Program ini membawa manfaat karena dapat meningkatkan produksi komoditas perkebunan, meningkatkan penyerapan tenaga kerja, dan memberikan pendapatan tambahan petani.

Peningkatan produktivitas perkebunan tersebut juga akan mendorong sektor manufaktur nasional, termasuk mendukung upaya pemerintah meningkatkan penggunaan bahan bakar biodiesel yang bersumber dari kelapa sawit. Program tersebut juga akan mendorong praktik intensifikasi lahan, sehingga menekan angka deforestasi karena ekstensifikasi lahan. 

Program Peremajaan Komoditas Perkebunan diharapkan mampu menjadi pelengkap dari program Pertanian Cerdas Iklim (Climate Smart Agriculture/CSA) yang telah dikembangkan Kementerian Pertanian. Kegiatan inti dari CSA sendiri berbentuk rehabilitasi lahan bekas tambang untuk pembangunan pertanian dan pengembangan komoditas perkebunan berbasis pertanian organik. 

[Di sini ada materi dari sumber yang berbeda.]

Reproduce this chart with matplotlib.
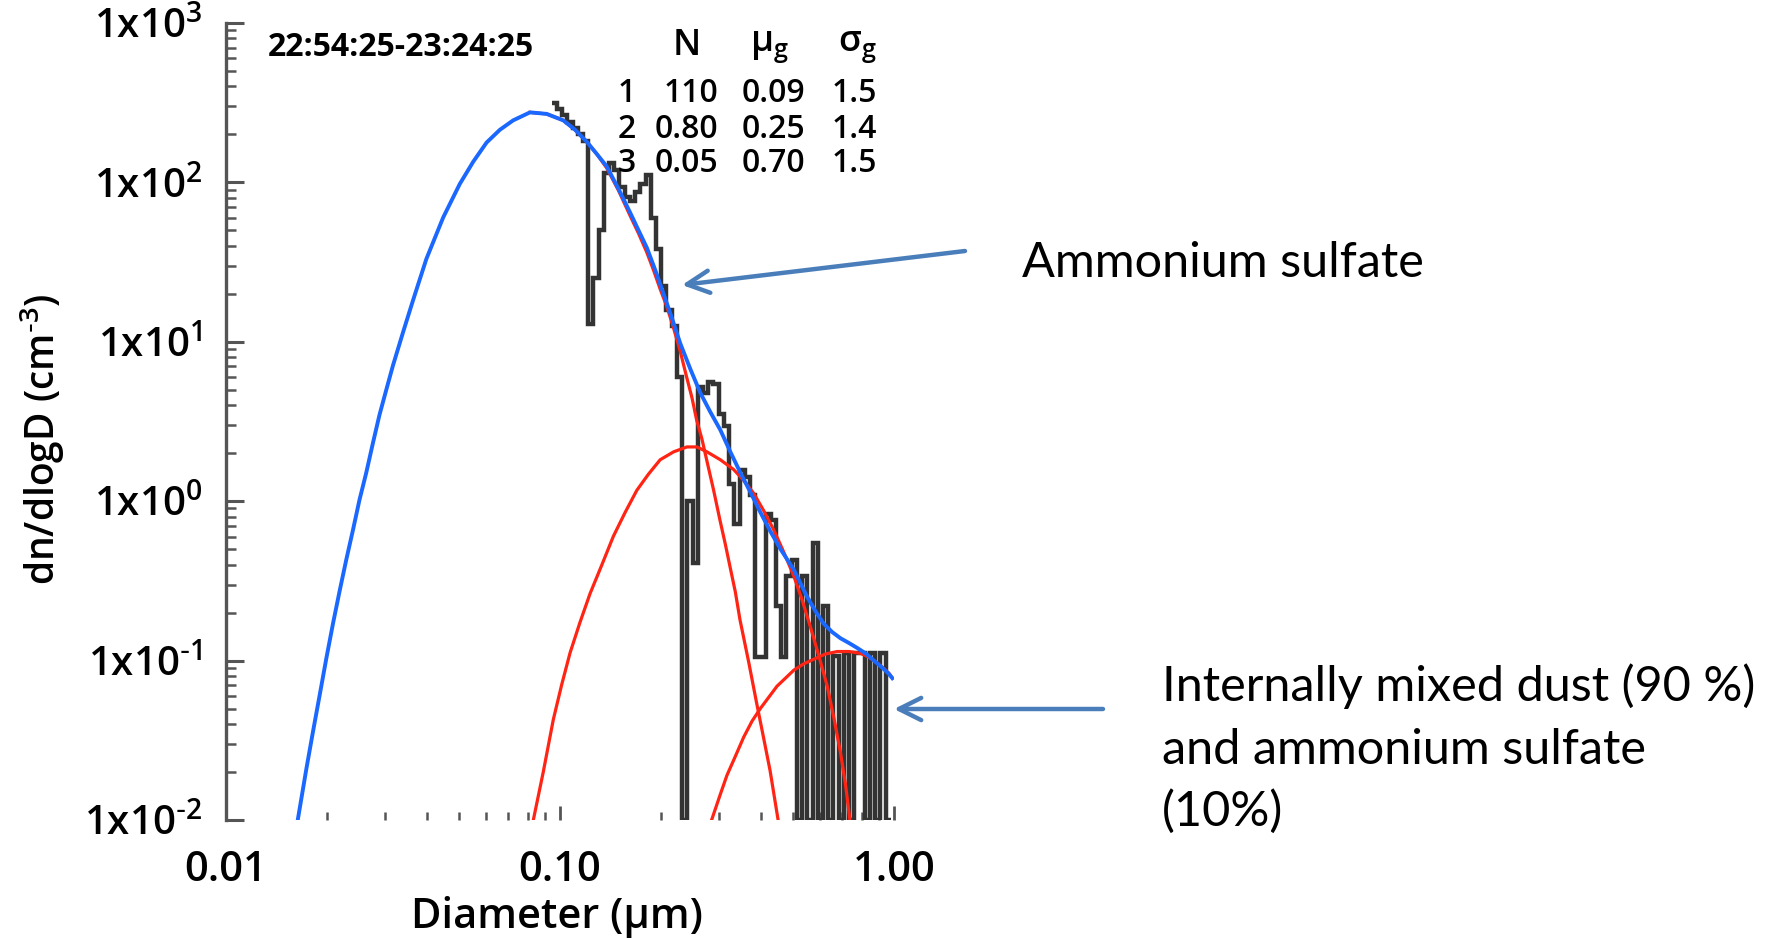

Selain itu, CSA juga memiliki kegiatan pendukung berupa penerapan model perkebunan rendah emisi karbon, pemberdayaan masyarakat dalam rangka pencegahan dan pengendalian kebakaran lahan dan kebun, penelitian inovasi dan teknologi sumber daya lahan pertanian untuk mitigasi perubahan iklim, dan lain-lain. 

Maka dari itu, program CSA memiliki manfaat yang sejalan dengan usulan Program Peremajaan Komoditas Perkebunan berupa peningkatan produktivitas dan pendapatan pertanian secara berkelanjutan, adaptasi dan mitigasi perubahan iklim,serta pengurangan emisi gas rumah kaca.